To top it all off, my sweet father also picked some muscadines for me. I was able to combine our harvest with his and made the most delectable muscadine jelly which we’ve been savoring on morning toast.
My heart warms and a smile fills my face as I think about the gift of the muscadine vine. It does not need to produce all year round to be valuable. It does not need to strain and overextend to add joy to my life, or to feed my family, or to nourish all the birds and critters who also enjoy its fruit.

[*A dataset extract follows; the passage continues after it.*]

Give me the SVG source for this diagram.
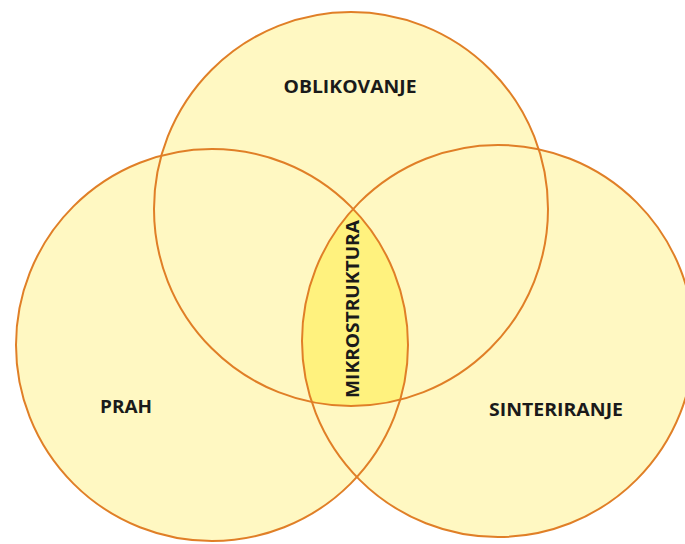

The muscadine vine produces grapes for a few weeks out of the year. We wait patiently and eagerly for them. Out of the year’s fifty-two weeks, we can only harvest wild muscadines two or three of them. The other forty-nine weeks are simply for staying alive, which is largely a hidden and uncelebrated activity.
In a culture that primarily, if not exclusively, celebrates the production of fruit, it’s easy to feel like you’re falling behind if the focus of your life is on simply staying alive. We struggle to celebrate the hidden work of growing the roots of our lives into the healthy soils of community and connection with Creator. We struggle to celebrate the less fancy work of cultivating self-love and true joy. We live in a culture that says, “Share more fruit now! Produce more fruit now!” We manufacture entire systems to forcefully produce out-of-season, and then we wonder why we’re so exhausted and why creation itself is depleted.
This drive to produce in all seasons is inconsistent with what it means to be living, created beings. The drive to produce in all seasons does not serve us.
My question to you, and to myself, is what if we trusted the inherent seasonal fruitfulness of our nature and made peace with resting, and not forcing, productivity in our lives? What if we stopped doing activities to prove our worth, and instead trusted that if we’re not producing outward fruit then perhaps we’re growing deeply hidden roots and supporting healthy foliage and pollinating goodness in community with other created beings? What if we rested? What if we did less?
In doing less, our lives do not become less fruitful. In fact, doing less prepares us holistically to become fruitful in the unique and specific ways Creator intends. Like the muscadine vine, we produce the fruit we’re meant to in the season creation calls for it. We cease our striving and we trust the Sacred rhythms of being live.
Today is September 1st and the air outside already feels softer. My entire body welcomes the ease of summer breaking.
As I clear my calendar and prepare for the fall, I am thankful for all the trees surrounding my home who are also preparing to shed some things. They too will be cutting back, strengthening their core, and growing their roots in this coming season. Wow, isn’t nature amazing.
My prayer for you—especially you anxious and achievement-oriented ones—is that you find the courage to stop trying to do it all. I pray your September begins with a gentle awareness of what you need to let go this fall, and in so doing, I hope you learn more about your rhythms of rest, care, and fruitfulness.
Until next time, friends.
Bethaney


The changing of the seasons is such a gift to our bodies and beings, right? I love this so much. As someone who struggles to stop, and even struggles to nap or rest because my mind won't give up its incessant worry, I will come back to your words here to know I'm not alone and to know that the world holds us.
Ahh the timing of this. So hard to let go of the pressure of achieving. I recently realized that the next few months (at least) is not a time to host/lead/facilitate spaces but for therapy and just building more friendships with people who are where I'm at spiritually. Uncomfortable but I'm sensing it's necessary.
Thank you for sharing! Your words and thoughts always resonate.